- [WORK TO BE COMPLETED]
From the first line of the listing below to the line with "0.997, 1.0, 1.0]", print each line exactly, and nothing more. Leave out the pictures.

- [AVAILABLE DATA]
▶

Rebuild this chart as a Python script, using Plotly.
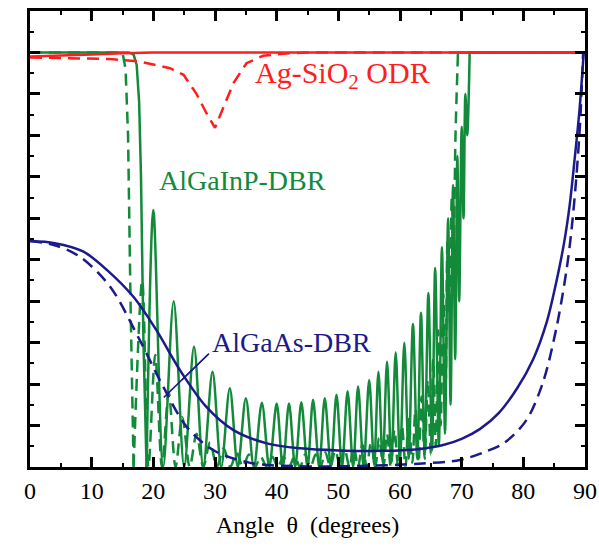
import plotly.graph_objects as go

# ---------------- data ----------------
# Ag-SiO2 ODR
odr_solid_theta = [0, 5, 10, 15, 20, 90]
odr_solid_R = [0.990, 0.992, 0.995, 0.998, 1.0, 1.0]
odr_dash_theta = [0, 13, 17.8, 22.7, 24.9, 27.0, 28.6, 30.0, 31.4, 33.0, 35.1, 37.8, 41.0, 45.0, 90]
odr_dash_R = [0.988, 0.984, 0.978, 0.962, 0.946, 0.90, 0.854, 0.818, 0.869, 0.926, 0.974, 0.992, 0.997, 1.0, 1.0]

# AlGaInP DBR (solid): plateau + edge, oscillations (extrema), upper plateau
gainp_solid_edge_theta = [0, 16.0, 16.8, 17.3, 17.7, 18.0, 18.4, 18.9]
gainp_solid_edge_R = [1.0, 1.0, 0.995, 0.97, 0.88, 0.70, 0.30, 0.0]
gainp_solid_osc_theta = [18.9,
                         20.0, 21.6, 23.3, 25.0, 26.6, 28.1, 29.6, 31.0, 32.4, 33.7, 35.0, 36.3,
                         37.6, 38.8, 40.0, 41.0, 42.0, 43.0, 44.0, 45.0, 45.9, 46.9, 47.8, 48.8,
                         49.7, 50.6, 51.5, 52.4, 53.2, 54.1, 55.0, 55.8, 56.5, 57.2, 57.9, 58.6,
                         59.3, 60.0, 60.7, 61.4, 62.1, 62.8, 63.4, 64.0, 64.6, 65.2, 65.7, 66.3,
                         66.8, 67.3, 67.8, 68.2, 68.6, 68.95, 69.3, 69.6, 70.0, 70.3, 70.6, 70.9,
                         71.3]
gainp_solid_osc_R = [0.0,
                     0.62, 0.0, 0.40, 0.0, 0.29, 0.0, 0.23, 0.0, 0.19, 0.0, 0.166, 0.0,
                     0.155, 0.0, 0.153, 0.0, 0.153, 0.0, 0.156, 0.0, 0.162, 0.0, 0.166, 0.0,
                     0.174, 0.0, 0.183, 0.0, 0.194, 0.0, 0.21, 0.005, 0.23, 0.01, 0.254, 0.01,
                     0.276, 0.015, 0.30, 0.02, 0.345, 0.02, 0.372, 0.03, 0.42, 0.04, 0.48, 0.05,
                     0.53, 0.08, 0.60, 0.15, 0.68, 0.26, 0.75, 0.40, 0.82, 0.60, 0.90, 0.80,
                     1.0]
gainp_solid_top_theta = [71.3, 90]
gainp_solid_top_R = [1.0, 1.0]

# AlGaInP DBR (dashed)
gainp_dash_edge_theta = [0, 15.0, 15.5, 15.9, 16.3, 16.8]
gainp_dash_edge_R = [1.0, 1.0, 0.96, 0.80, 0.40, 0.0]
gainp_dash_osc_theta = [16.8,
                        18.2, 19.2, 20.3, 21.4, 22.5, 23.6, 24.7, 25.9, 27.0, 28.1, 29.2, 30.3,
                        31.4, 32.5, 33.5, 34.5, 35.5, 36.5, 37.4, 38.4, 39.3, 40.2, 41.1, 42.0,
                        42.9, 43.8, 44.6, 45.5, 46.3, 47.1, 47.9, 48.7, 49.5, 50.3, 51.0, 51.8,
                        52.5, 53.2, 53.9, 54.6, 55.3, 56.0, 56.6, 57.3, 57.9, 58.5, 59.1, 59.7,
                        60.3, 60.9, 61.4, 62.0, 62.5, 63.0, 63.5, 64.0, 64.5, 65.0, 65.4, 65.8,
                        66.2, 66.6, 67.0, 67.4, 67.7, 68.1, 68.4, 68.7, 69.0, 69.4]
gainp_dash_osc_R = [0.0,
                    0.45, 0.0, 0.27, 0.0, 0.18, 0.0, 0.12, 0.0, 0.08, 0.0, 0.06, 0.0,
                    0.045, 0.0, 0.035, 0.0, 0.03, 0.0, 0.025, 0.0, 0.025, 0.0, 0.025, 0.0,
                    0.025, 0.0, 0.03, 0.0, 0.03, 0.0, 0.035, 0.0, 0.04, 0.0, 0.045, 0.0,
                    0.05, 0.0, 0.055, 0.0, 0.06, 0.0, 0.07, 0.0, 0.08, 0.0, 0.09, 0.0,
                    0.10, 0.0, 0.12, 0.01, 0.14, 0.01, 0.17, 0.02, 0.21, 0.03, 0.26, 0.05,
                    0.33, 0.10, 0.42, 0.20, 0.55, 0.35, 0.65, 0.55, 0.80, 1.0]
gainp_dash_top_theta = [69.4, 90]
gainp_dash_top_R = [1.0, 1.0]

# AlGaAs DBR
gaas_solid_theta = [0, 4, 8.6, 12.5, 16.8, 20.5, 24.3, 28.6, 33.0, 38.4, 43.8, 50.0, 57.0, 63.0,
                    67.0, 70.0, 73.0, 76.0, 79.0, 81.6, 83.8, 85.4, 86.6, 87.5, 88.3, 89.1, 89.8]
gaas_solid_R = [0.545, 0.540, 0.52, 0.475, 0.41, 0.33, 0.234, 0.145, 0.089, 0.057, 0.045, 0.040,
                0.039, 0.043, 0.053, 0.068, 0.092, 0.13, 0.19, 0.26, 0.35, 0.45, 0.54, 0.63, 0.74,
                0.86, 1.0]
gaas_dash_theta = [0, 4, 8.1, 13.0, 17.8, 21.6, 25.4, 29.7, 35.7, 43.0, 55.0, 63.0, 69.7, 73.5,
                   76.8, 80.5, 83.2, 85.4, 87.0, 87.8, 88.6, 89.2, 89.7]
gaas_dash_R = [0.545, 0.535, 0.507, 0.435, 0.306, 0.194, 0.097, 0.041, 0.010, 0.002, 0.003, 0.008,
               0.017, 0.035, 0.057, 0.113, 0.205, 0.338, 0.475, 0.57, 0.70, 0.83, 1.0]

# text labels
label_texts = ["Ag-SiO<sub>2</sub> ODR", "AlGaInP-DBR", "AlGaAs-DBR"]
label_theta = [36.2, 20.6, 29.2]
label_R = [0.945, 0.69, 0.30]
label_sizes = [30, 28, 28]
# leader lines of the AlGaAs label: start and two ends
leader_start = (29.0, 0.273)
leader_end_theta = [24.6, 21.7]
leader_end_R = [0.21, 0.168]

x_ticks = [0, 10, 20, 30, 40, 50, 60, 70, 80, 90]

GREEN = "#138a3a"
BLUE = "#1c1a8a"
RED = "#ff1e1e"
FONT = "'Liberation Serif', 'Times New Roman', Times, serif"
DASH = "12px,7px"
LW = 2.5

fig = go.Figure()


def add_line(x, y, color, dash=None, spline=False):
    line = dict(color=color, width=LW)
    if dash:
        line["dash"] = dash
    if spline:
        line["shape"] = "spline"
        line["smoothing"] = 0.9
    fig.add_trace(go.Scatter(x=x, y=y, mode="lines", line=line, hoverinfo="skip"))


# AlGaInP (green)
add_line(gainp_dash_edge_theta, gainp_dash_edge_R, GREEN, DASH)
add_line(gainp_dash_osc_theta, gainp_dash_osc_R, GREEN, DASH, spline=True)
add_line(gainp_dash_top_theta, gainp_dash_top_R, GREEN, DASH)
add_line(gainp_solid_edge_theta, gainp_solid_edge_R, GREEN)
add_line(gainp_solid_osc_theta, gainp_solid_osc_R, GREEN, spline=True)
add_line(gainp_solid_top_theta, gainp_solid_top_R, GREEN)
# AlGaAs (blue)
add_line(gaas_dash_theta, gaas_dash_R, BLUE, DASH, spline=True)
add_line(gaas_solid_theta, gaas_solid_R, BLUE, spline=True)
# ODR (red)
add_line(odr_dash_theta, odr_dash_R, RED, DASH)
add_line(odr_solid_theta, odr_solid_R, RED)

# leader lines
for ex, ey in zip(leader_end_theta, leader_end_R):
    fig.add_trace(go.Scatter(x=[leader_start[0], ex], y=[leader_start[1], ey], mode="lines",
                             line=dict(color=BLUE, width=1.5), hoverinfo="skip"))

label_colors = [RED, GREEN, BLUE]
for t, lx, ly, c, s in zip(label_texts, label_theta, label_R, label_colors, label_sizes):
    fig.add_annotation(x=lx, y=ly, text=t, showarrow=False, xanchor="left", yanchor="middle",
                       font=dict(family=FONT, size=s, color=c))

fig.update_layout(
    width=599, height=548,
    margin=dict(l=30, r=14, t=11, b=81, autoexpand=False),
    paper_bgcolor="white", plot_bgcolor="white",
    showlegend=False,
    font=dict(family=FONT, size=24, color="black"),
)
fig.update_xaxes(range=[0, 90], tickvals=x_ticks, ticktext=[str(v) for v in x_ticks],
                 automargin=False,
                 showgrid=False, zeroline=False,
                 showline=True, linecolor="black", linewidth=3, mirror="allticks",
                 ticks="inside", ticklen=10, tickwidth=3, tickcolor="black",
                 minor=dict(dtick=5, ticks="inside", ticklen=4, tickwidth=2, tickcolor="black"),
                 tickfont=dict(family=FONT, size=24), ticklabelstandoff=0,
                 title=dict(text="Angle\u00a0\u00a0θ\u00a0\u00a0(degrees)", font=dict(family=FONT, size=24), standoff=14))
fig.update_yaxes(range=[0, 1.1], dtick=0.1, tick0=0, showticklabels=False,
                 automargin=False,
                 showgrid=False, zeroline=False,
                 showline=True, linecolor="black", linewidth=3, mirror="allticks",
                 ticks="inside", ticklen=10, tickwidth=3, tickcolor="black",
                 minor=dict(dtick=0.05, ticks="inside", ticklen=4, tickwidth=2, tickcolor="black"))

fig.write_html("out.html")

◀

- [ANSWER TO THE TASK]
Rebuild this chart as a Python script, using Plotly.
import plotly.graph_objects as go

# ---------------- data ----------------
# Ag-SiO2 ODR
odr_solid_theta = [0, 5, 10, 15, 20, 90]
odr_solid_R = [0.990, 0.992, 0.995, 0.998, 1.0, 1.0]
odr_dash_theta = [0, 13, 17.8, 22.7, 24.9, 27.0, 28.6, 30.0, 31.4, 33.0, 35.1, 37.8, 41.0, 45.0, 90]
odr_dash_R = [0.988, 0.984, 0.978, 0.962, 0.946, 0.90, 0.854, 0.818, 0.869, 0.926, 0.974, 0.992, 0.997, 1.0, 1.0]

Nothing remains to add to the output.